Robert,
I apologize given I misread your first post, thought the air units were fine....my mistake, sorry I sent you looking for a small breaker box in the bay.
Fred asked the right question, there must be a 12V fuse or resettable breaker that feeds the thermostat circuit along with the awning. Maybe someone knows where that might be. I am puzzled about the awning given mine works on 120V but maybe yours is powered by 12V and has a common fuse. That would make sense given that the motor on the awning was being used, which would be a larger load then any thermostat, current wise. When the fuse blew it killed power to all three items being on a common circuit. So I would look behind the switch panel that runs the awning and in your manual to see if it mentions that fuse location. Maybe someone knows and can post that info or a call to Ken at Bend.

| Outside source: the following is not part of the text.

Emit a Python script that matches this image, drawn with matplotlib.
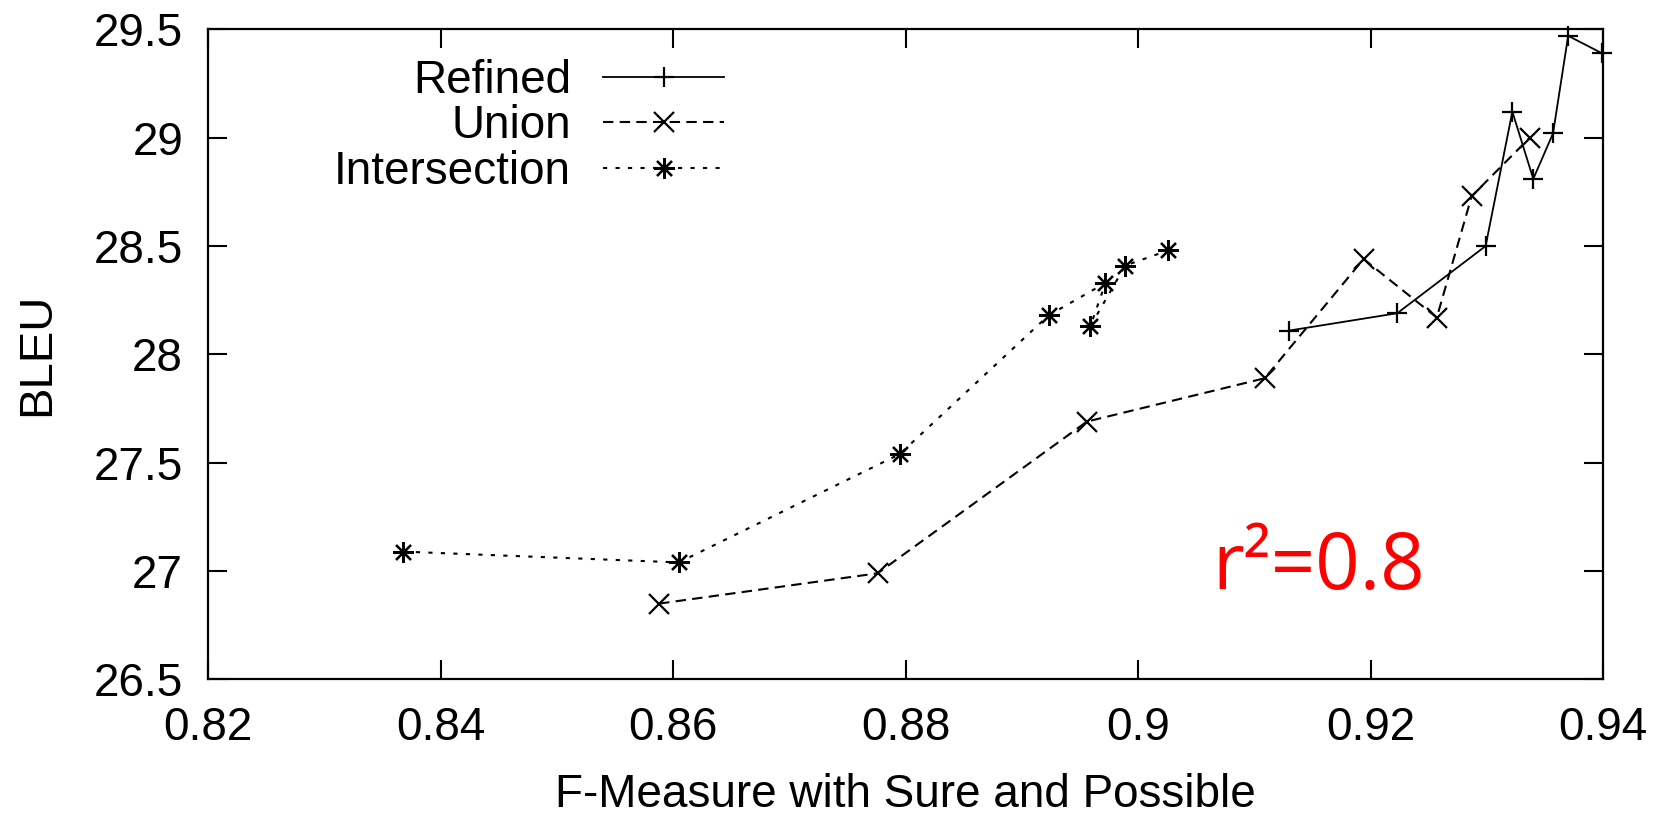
import matplotlib
matplotlib.use("Agg")
import matplotlib.pyplot as plt

# alignment quality (F-measure) vs. translation quality (BLEU)
refined_x = [0.9130, 0.9223, 0.9299, 0.9322, 0.9340, 0.9357, 0.9370, 0.9399]
refined_y = [28.11, 28.19, 28.50, 29.12, 28.81, 29.02, 29.47, 29.39]

union_x = [0.8588, 0.8776, 0.8956, 0.9109, 0.9194, 0.9257, 0.9287, 0.9337]
union_y = [26.85, 26.99, 27.69, 27.89, 28.44, 28.17, 28.73, 29.00]

inter_x = [0.8368, 0.8605, 0.8795, 0.8923, 0.8972, 0.8959, 0.8989, 0.9026]
inter_y = [27.09, 27.04, 27.54, 28.18, 28.33, 28.13, 28.41, 28.48]

x_ticks = [0.82, 0.84, 0.86, 0.88, 0.90, 0.92, 0.94]
x_labels = ["0.82", "0.84", "0.86", "0.88", "0.9", "0.92", "0.94"]
y_ticks = [26.5, 27, 27.5, 28, 28.5, 29, 29.5]
y_labels = ["26.5", "27", "27.5", "28", "28.5", "29", "29.5"]

plt.rcParams["font.family"] = ["Liberation Sans", "DejaVu Sans"]

fig = plt.figure(figsize=(16.66, 8.15), dpi=100)
ax = fig.add_axes([0.1249, 0.1663, 0.8373, 0.7977])

ax.plot(refined_x, refined_y, color="black", lw=1.3, marker="+",
        markersize=15, markeredgewidth=1.6, label="Refined", clip_on=False)
ax.plot(union_x, union_y, color="black", lw=1.5, dashes=(5, 3), marker="x",
        markersize=14, markeredgewidth=1.6, label="Union", clip_on=False)
ax.plot(inter_x, inter_y, color="black", lw=1.5, dashes=(2, 4), marker=(8, 2, 0),
        markersize=15, markeredgewidth=1.6, label="Intersection", clip_on=False)

ax.set_xlim(0.82, 0.94)
ax.set_ylim(26.5, 29.5)
ax.set_xticks(x_ticks)
ax.set_xticklabels(x_labels)
ax.set_yticks(y_ticks)
ax.set_yticklabels(y_labels)
ax.tick_params(direction="in", length=14, width=1.5, labelsize=33,
               top=True, right=True)
ax.tick_params(axis="x", pad=19)
ax.tick_params(axis="y", pad=18)
for s in ax.spines.values():
    s.set_linewidth(1.6)

ax.set_xlabel("F-Measure with Sure and Possible", fontsize=33, labelpad=17)
ax.set_ylabel("BLEU", fontsize=34)
ax.yaxis.set_label_coords(-0.107, 0.5)

leg = ax.legend(loc="upper right", bbox_to_anchor=(0.37, 0.955), frameon=False,
                fontsize=33, markerfirst=False, handlelength=2.64,
                handletextpad=0.7, labelspacing=0.04, borderpad=0,
                borderaxespad=0)
# right-align the rows so labels end flush against their line samples
for col in leg._legend_handle_box.get_children():
    col.align = "right"

ax.text(0.7197, 0.139, "r²=0.8", transform=ax.transAxes, color="#ff0000",
        fontsize=56, family=["Open Sans", "DejaVu Sans"], ha="left", va="baseline")

fig.savefig("out.png", dpi=100)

If you wanted to be sure about the air units getting 120V you could go to your main 120V breaker panel, pull the cover and measure the output side of the air conditioner breakers to ground and confirm 120V. There is no real need to do this given your failure mode, all other 120V circuits are working and the 120V for the airs come from separate 120V legs. The legs are fine given all other things are working and the chances of two 120V breakers failing together is zero.
If a plus 12V source is near your thermostat and a wire could be temporarily run, you could locate the 12V feed wire on the thermostat, remove it, and use a temporary 12v wire to power up your thermostat to get cooling until that fuse can be found.